Malcolm French to obtain illegal alien migrant workers to process marijuana that had been

harvested from Township 37 in Washington County. The defendant agreed to do so and located

three migrant workers in Florida. The workers were told they would be planting Christmas

trees. After they were brought to Maine, Soto told them that they would be processing

marijuana. The migrant workers did not speak English. Soto periodically checked in on their

work and translated instructions to them from other members of the conspiracy. In 2008 and

2009, the defendant obtained additional illegal alien migrant workers to grow and process

marijuana, checked in on their work and translated for them.
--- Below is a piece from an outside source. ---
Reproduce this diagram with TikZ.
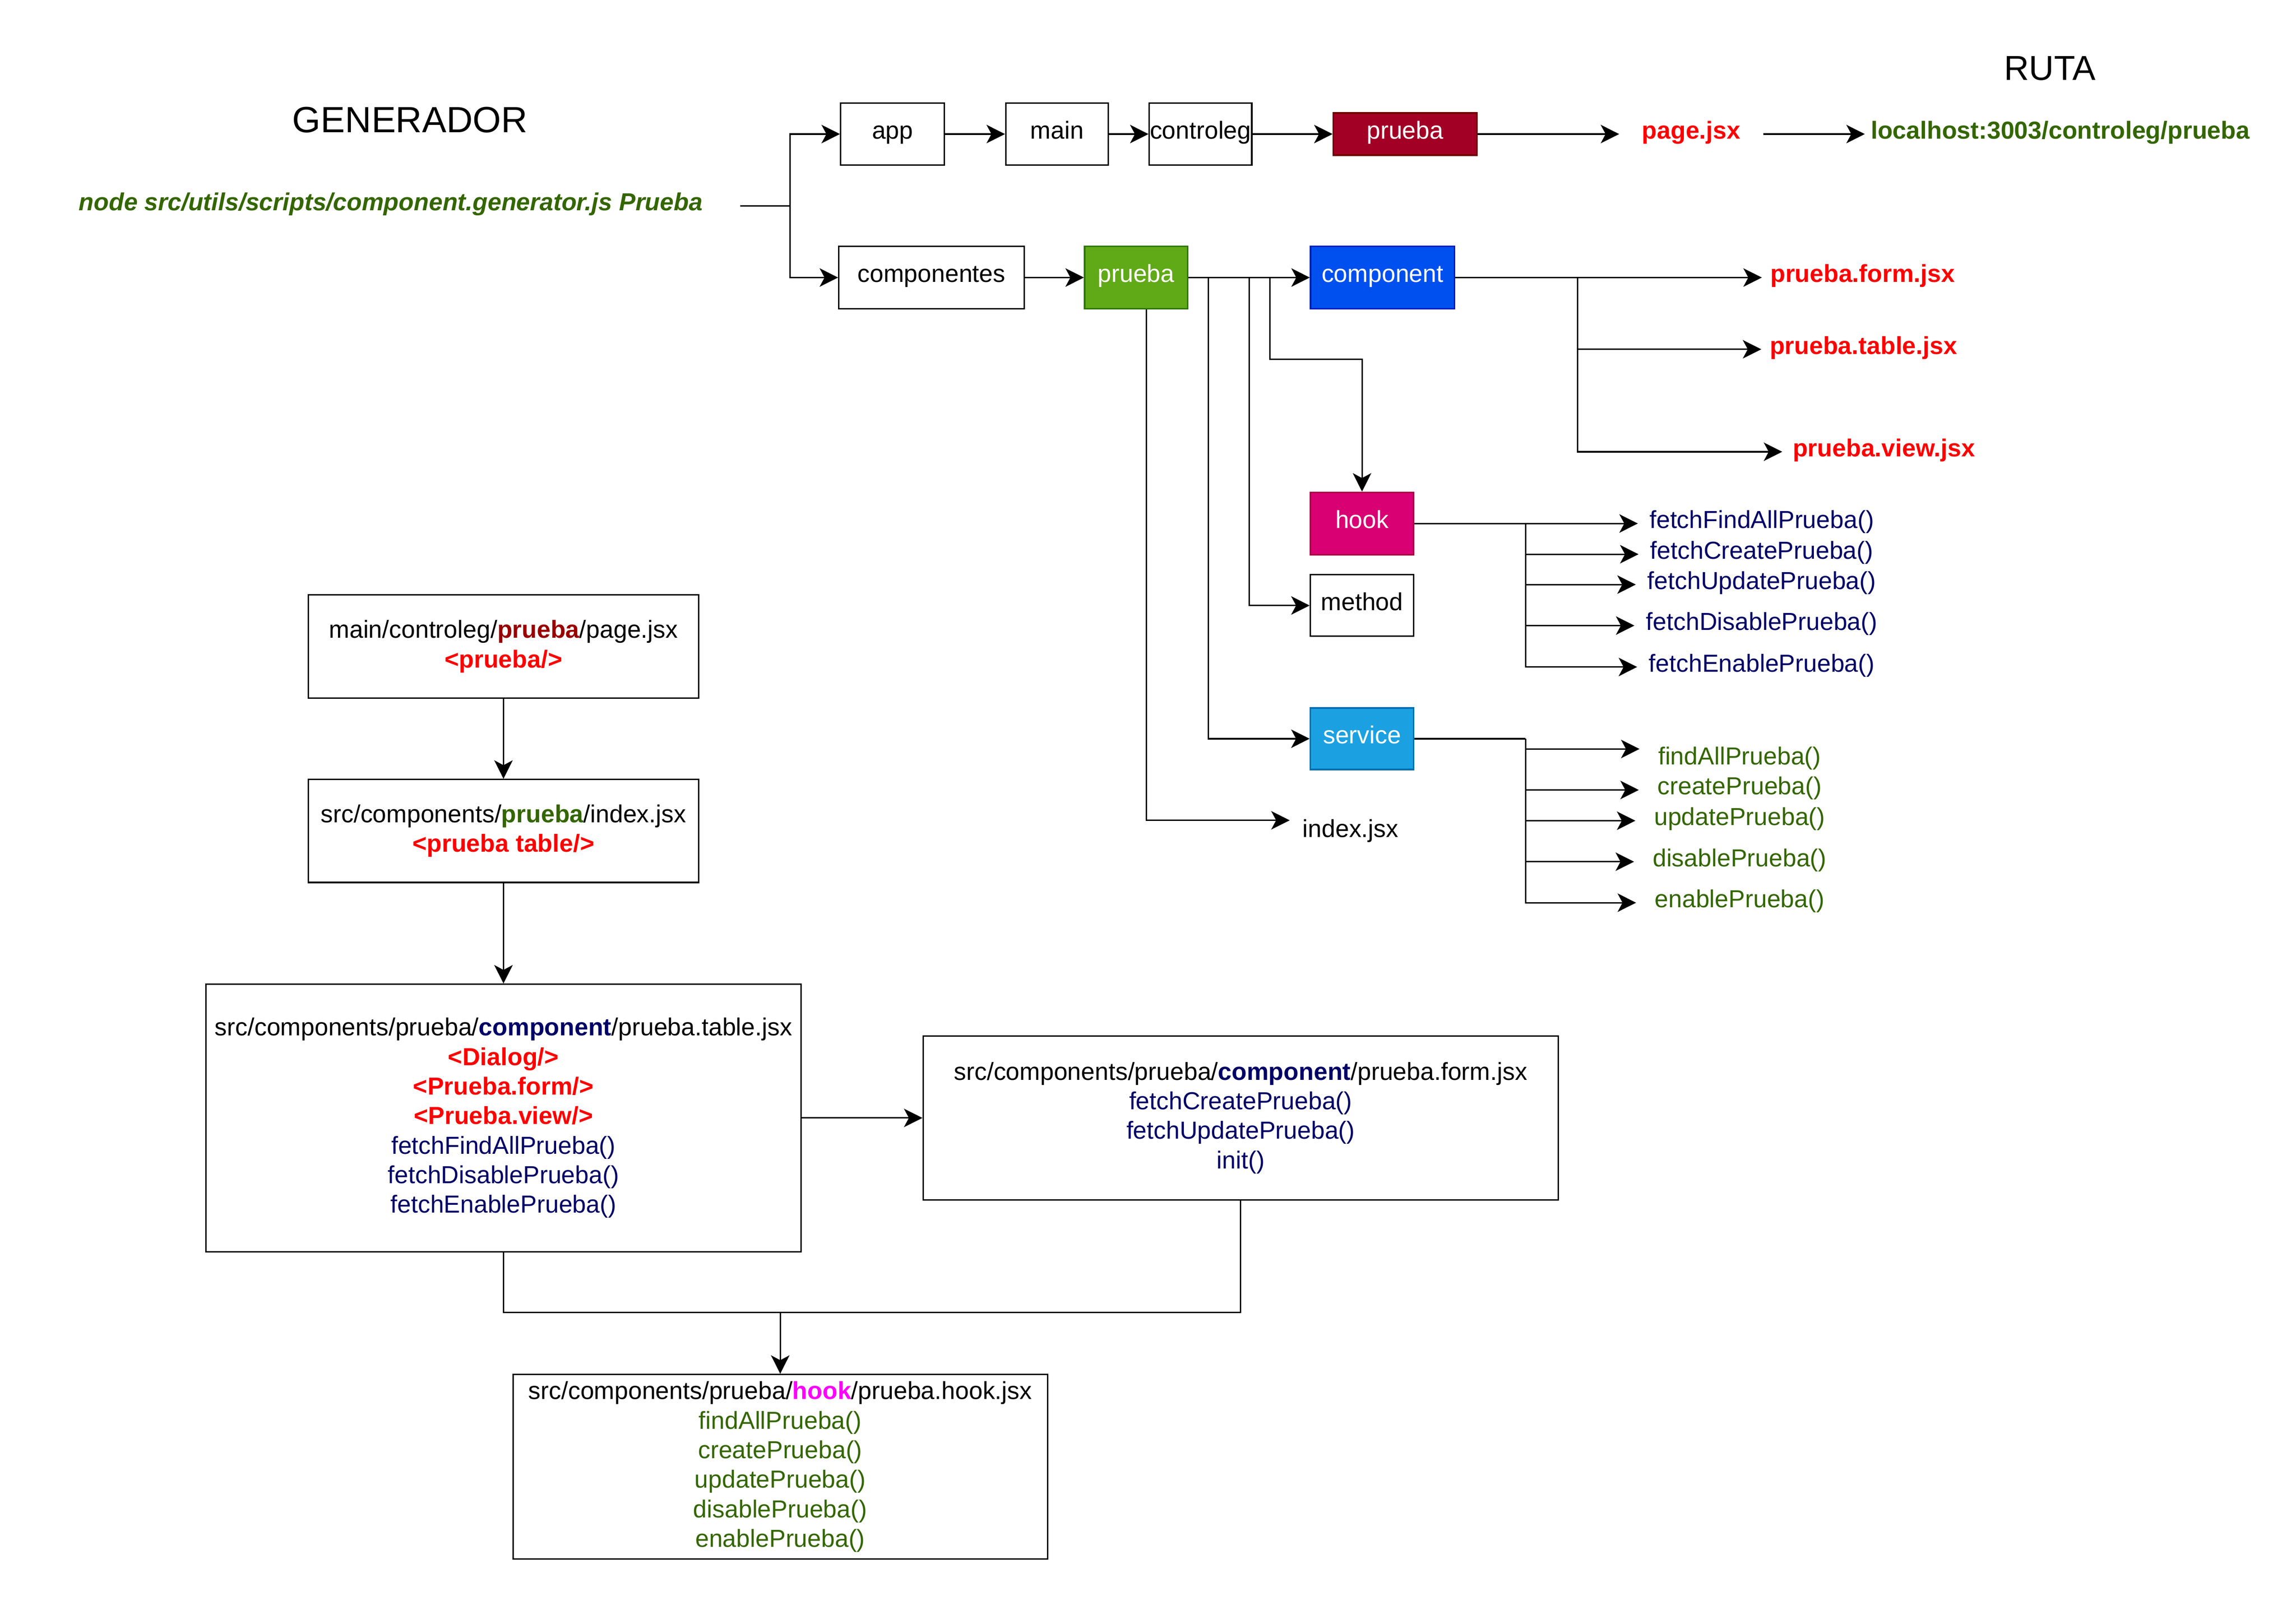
\documentclass[tikz,border=0pt]{standalone}
\usepackage{fontspec}
\setmainfont{Liberation Sans}
\usetikzlibrary{arrows.meta}

\definecolor{crimson}{HTML}{A20025}
\definecolor{crimsonline}{HTML}{6F0000}
\definecolor{leaf}{HTML}{60A917}
\definecolor{leafline}{HTML}{2D7600}
\definecolor{cobalt}{HTML}{0050EF}
\definecolor{cobaltline}{HTML}{001DBC}
\definecolor{hookfill}{HTML}{D80073}
\definecolor{hookline}{HTML}{A50040}
\definecolor{servicefill}{HTML}{1BA1E2}
\definecolor{serviceline}{HTML}{006EAF}
\definecolor{txtred}{HTML}{FF0000}
\definecolor{txtgreen}{HTML}{336600}
\definecolor{txtnavy}{HTML}{000066}
\definecolor{txtdarkred}{HTML}{990000}
\definecolor{txtpink}{HTML}{FF00FF}

\tikzset{
	dirbox/.style={draw, line width=1pt, inner sep=0pt, font=\fontsize{17.07}{20.5}\selectfont, text height=12pt, text depth=5.4pt},
	filebox/.style={draw, line width=1pt, inner sep=0pt, align=center, font=\fontsize{17.07}{20.5}\selectfont},
	lbl/.style={inner ysep=0pt, font=\fontsize{17.07}{20.5}\selectfont, text height=12pt, text depth=5.4pt},
	title/.style={inner sep=0pt},
	wire/.style={line width=1pt},
	arr/.style={line width=1pt, -{Stealth[length=0.45cm, width=0.45cm, inset=0.12cm]}},
}

\begin{document}
\begin{tikzpicture}[x=0.01cm, y=-0.01cm]
	\path[use as bounding box, fill=white] (0,0) rectangle (5600,3905);

	\node[title, font=\fontsize{25.3}{30}\selectfont] (generador) at (1000,292) {GENERADOR};
	\node[title, font=\fontsize{24}{29}\selectfont] (ruta) at (5000,167) {RUTA};
	\node[lbl, text=txtgreen, inner xsep=0.91cm] (cmd) at (953,502) {\bfseries\itshape node src/utils/scripts/component.generator.js Prueba};

	\node[dirbox, minimum width=2.53cm, minimum height=1.51cm] (app) at (2177,327) {app};
	\node[dirbox, minimum width=2.5cm, minimum height=1.51cm] (main) at (2578,327) {main};
	\node[dirbox, minimum width=2.5cm, minimum height=1.51cm] (controleg) at (2928,327) {controleg};
	\node[dirbox, fill=crimson, draw=crimsonline, text=white, minimum width=3.5cm, minimum height=1.03cm] (pruebaroute) at (3427,327) {prueba};
	\node[lbl, text=txtred, inner xsep=0.55cm] (pagejsx) at (4125,327) {\bfseries page.jsx};
	\node[lbl, text=txtgreen, inner xsep=0.14cm] (localhost) at (5025,327) {\bfseries localhost:3003/controleg/prueba};

	\node[dirbox, minimum width=4.52cm, minimum height=1.52cm] (componentes) at (2272,677) {componentes};
	\node[dirbox, fill=leaf, draw=leafline, text=white, minimum width=2.51cm, minimum height=1.52cm] (pruebadir) at (2771,677) {prueba};
	\node[dirbox, fill=cobalt, draw=cobaltline, text=white, minimum width=3.51cm, minimum height=1.52cm] (component) at (3372,677) {component};
	\node[dirbox, fill=hookfill, draw=hookline, text=white, minimum width=2.52cm, minimum height=1.52cm] (hook) at (3322,1277) {hook};
	\node[dirbox, minimum width=2.52cm, minimum height=1.5cm] (method) at (3322,1477) {method};
	\node[dirbox, fill=servicefill, draw=serviceline, text=white, minimum width=2.52cm, minimum height=1.5cm] (service) at (3322,1802) {service};
	\node[lbl, inner xsep=0.31cm, text height=28.8pt] (indexjsx) at (3294,2001) {index.jsx};

	\node[lbl, text=txtred, inner xsep=0.2cm] (formjsx) at (4543,677) {\bfseries prueba.form.jsx};
	\node[lbl, text=txtred, inner xsep=0.2cm] (tablejsx) at (4545,852) {\bfseries prueba.table.jsx};
	\node[lbl, text=txtred, inner xsep=0.25cm] (viewjsx) at (4595,1102) {\bfseries prueba.view.jsx};

	\node[lbl, text=txtnavy, inner xsep=0.28cm] (hf1) at (4297,1277) {fetchFindAllPrueba()};
	\node[lbl, text=txtnavy, inner xsep=0.28cm] (hf2) at (4297,1352) {fetchCreatePrueba()};
	\node[lbl, text=txtnavy, inner xsep=0.28cm] (hf3) at (4297,1426) {fetchUpdatePrueba()};
	\node[lbl, text=txtnavy, inner xsep=0.28cm] (hf4) at (4297,1526) {fetchDisablePrueba()};
	\node[lbl, text=txtnavy, inner xsep=0.28cm] (hf5) at (4297,1627) {fetchEnablePrueba()};

	\node[lbl, text=txtgreen, inner xsep=0.45cm, text height=27pt] (sf1) at (4243,1827) {findAllPrueba()};
	\node[lbl, text=txtgreen, inner xsep=0.45cm] (sf2) at (4243,1927) {createPrueba()};
	\node[lbl, text=txtgreen, inner xsep=0.45cm] (sf3) at (4243,2002) {updatePrueba()};
	\node[lbl, text=txtgreen, inner xsep=0.45cm] (sf4) at (4243,2102) {disablePrueba()};
	\node[lbl, text=txtgreen, inner xsep=0.45cm] (sf5) at (4243,2202) {enablePrueba()};

	\node[filebox, minimum width=9.51cm, minimum height=2.52cm] (pagebox) at (1228,1577) {main/controleg/\textcolor{txtdarkred}{\bfseries prueba}/page.jsx\\\textcolor{txtred}{\bfseries <prueba/>}};
	\node[filebox, minimum width=9.51cm, minimum height=2.51cm] (indexbox) at (1228,2027) {src/components/\textcolor{txtgreen}{\bfseries prueba}/index.jsx\\\textcolor{txtred}{\bfseries <prueba table/>}};
	\node[filebox, minimum width=14.51cm, minimum height=6.52cm] (tablebox) at (1228,2727) {src/components/prueba/\textcolor{txtnavy}{\bfseries component}/prueba.table.jsx\\\textcolor{txtred}{\bfseries <Dialog/>}\\\textcolor{txtred}{\bfseries <Prueba.form/>}\\\textcolor{txtred}{\bfseries <Prueba.view/>}\\\textcolor{txtnavy}{fetchFindAllPrueba()}\\\textcolor{txtnavy}{fetchDisablePrueba()}\\\textcolor{txtnavy}{fetchEnablePrueba()}};
	\node[filebox, minimum width=15.48cm, minimum height=4cm] (formbox) at (3026,2727) {src/components/prueba/\textcolor{txtnavy}{\bfseries component}/prueba.form.jsx\\\textcolor{txtnavy}{fetchCreatePrueba()}\\\textcolor{txtnavy}{fetchUpdatePrueba()}\\\textcolor{txtnavy}{init()}};
	\node[filebox, minimum width=13.03cm, minimum height=4.5cm] (hookbox) at (1903,3578) {src/components/prueba/\textcolor{txtpink}{\bfseries hook}/prueba.hook.jsx\\\textcolor{txtgreen}{findAllPrueba()}\\\textcolor{txtgreen}{createPrueba()}\\\textcolor{txtgreen}{updatePrueba()}\\\textcolor{txtgreen}{disablePrueba()}\\\textcolor{txtgreen}{enablePrueba()}};

	\coordinate (gen) at (1927,502);
	\coordinate (cjun) at (3848,677);
	\coordinate (hjun) at (3721,1277);
	\coordinate (sjun) at (3721,1802);
	\coordinate (merge) at (1903,3201);

	\draw[wire] (cmd.east) -- (gen);
	\draw[arr] (gen) |- (app.west);
	\draw[arr] (gen) |- (componentes.west);
	\draw[arr] (app) -- (main);
	\draw[arr] (main) -- (controleg);
	\draw[arr] (controleg) -- (pruebaroute);
	\draw[arr] (pruebaroute.east) -- (pagejsx.west);
	\draw[arr] (pagejsx.east) -- (localhost.west);

	\draw[arr] (componentes) -- (pruebadir);
	\draw[arr] (pruebadir) -- (component);
	\draw[arr] (pruebadir.east) -- ++(199,0) -- ++(0,199) -| (hook.north);
	\draw[arr] (pruebadir.east) -- ++(149,0) |- (method.west);
	\draw[arr] (pruebadir.east) -- ++(49,0) |- (service.west);
	\draw[arr] ([xshift=0.25cm]pruebadir.south) |- (indexjsx.west);

	\draw[arr] (component.east) -- (formjsx.west);
	\draw[arr] (cjun) |- (tablejsx.west);
	\draw[arr] (cjun) |- (viewjsx.west);

	\draw[wire] (hook.east) -- (hjun);
	\draw[arr] (hjun) |- (hf1.west);
	\draw[arr] (hjun) |- (hf2.west);
	\draw[arr] (hjun) |- (hf3.west);
	\draw[arr] (hjun) |- (hf4.west);
	\draw[arr] (hjun) |- (hf5.west);

	\draw[wire] (service.east) -- (sjun);
	\draw[arr] (sjun) |- (sf1.west);
	\draw[arr] (sjun) |- (sf2.west);
	\draw[arr] (sjun) |- (sf3.west);
	\draw[arr] (sjun) |- (sf4.west);
	\draw[arr] (sjun) |- (sf5.west);

	\draw[arr] (pagebox) -- (indexbox);
	\draw[arr] (indexbox) -- (tablebox);
	\draw[arr] (tablebox) -- (formbox);
	\draw[wire] (tablebox.south) |- (merge) -| (formbox.south);
	\draw[arr] (merge) -- (hookbox.north);
\end{tikzpicture}
\end{document}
On Sept. 22, 2009, law enforcement agents discovered the marijuana grow in

Township 37 with several of the migrant workers tending the plants. The workers and two

American coconspirators -- Rodney Russell and Scott MacPherson -- fled into the woods to

avoid arrest. Investigators seized 2,943 marijuana plants. The workers were brought by Robert

Berg and Scott MacPherson to Berg’s residence in Corinna, Maine. Thereafter, Soto arranged

for an alien smuggler, or “coyote," to pick up the workers and drive them out of state. Soto then

fled to Mexico where he remained until turning himself in to authorities in Texas in

2013. Agents located three of the workers three years later and they cooperated with the

investigation.

In January 2014, Malcolm French, Rodney Russell, Kendall Chase, and Haynes

Timberland, Inc., were convicted of related charges following a jury trial and await

sentencing. Robert Berg, pleaded guilty to being an accessory after the fact to the operation of

the marijuana grow in January 2014.

The investigation was conducted by the Maine Drug Enforcement Agency with

assistance from the Internal Revenue Service - Criminal Investigation Division and U.S.

Immigration and Customs Enforcement’s Homeland Security Investigations.